Since the first derivatives are zero, we can now use our new second derivative test:

\[ D(1,2) = \answer {-12} \]

An elliptic paraboloid. A hyperbolic paraboloid. We cannot tell.

Consider $F(x,y) = e^{x^2+y^2}$. Does this surface locally look like an elliptic paraboloid or a hyperbolic paraboloid at the point $(0,0)$? Compute:

\begin{align*} \pp [F]{x} &= \answer {2x e^{x^2+y^2}}\\ \pp [F]{y} &= \answer {2y e^{x^2+y^2}}\\ \frac {\partial ^2F}{\partial x^2} &= \answer {2 e^{x^2+y^2}+4x^2 e^{x^2+y^2}}\\ \frac {\partial ^2F}{\partial y^2} &= \answer {2 e^{x^2+y^2}+4y^2 e^{x^2+y^2}}\\ \frac {\partial ^2F}{\partial x\partial y} &= \answer {4 x y e^{x^2+y^2}}\\ \end{align*}

Now check:

\begin{align*} F^{(1,0)}(0,0) &= \answer {0}\\ F^{(0,1)}(0,0) &= \answer {0} \end{align*}

Since the first derivatives are zero, we can now use our new second derivative test:

\[ D(0,0) = \answer {4} \]

An elliptic paraboloid. A hyperbolic paraboloid. We cannot tell.

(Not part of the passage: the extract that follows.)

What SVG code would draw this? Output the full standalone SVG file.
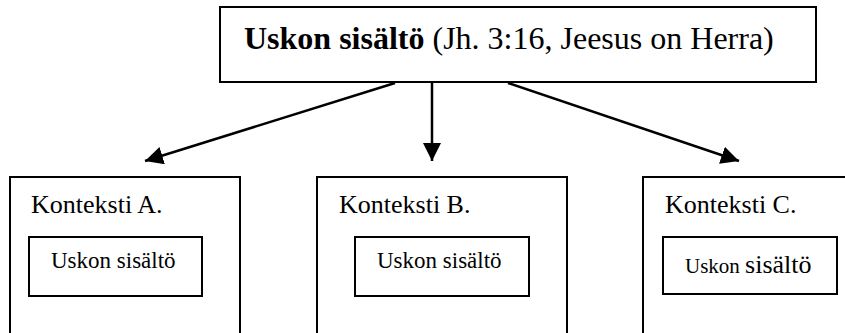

Consider $F(x,y) = x y e^{-xy}$. Does this surface locally look like an elliptic paraboloid or a hyperbolic paraboloid at the point $(0,0)$? Compute:

\begin{align*} \pp [F]{x} &= \answer {y e^{-x y}-xy^2e^{-x y}}\\ \pp [F]{y} &= \answer {x e^{-x y}-x^2ye^{-x y}}\\ \frac {\partial ^2F}{\partial x^2} &= \answer {xy^3e^{-xy}-2y^2e^{-xy}}\\ \frac {\partial ^2F}{\partial y^2} &= \answer {x^3ye^{-xy}-2x^2e^{-xy}}\\ \frac {\partial ^2F}{\partial x\partial y} &= \answer {x^2 y^2 e^{-x y}-3 x y e^{-x y}+e^{-x y}}\\ \end{align*}

Now check:

\begin{align*} F^{(1,0)}(0,0) &= \answer {0}\\ F^{(0,1)}(0,0) &= \answer {0} \end{align*}

Since the first derivatives are zero, we can now use our new second derivative test:

\[ D(0,0) = \answer {-1} \]

An elliptic paraboloid. A hyperbolic paraboloid. We cannot tell.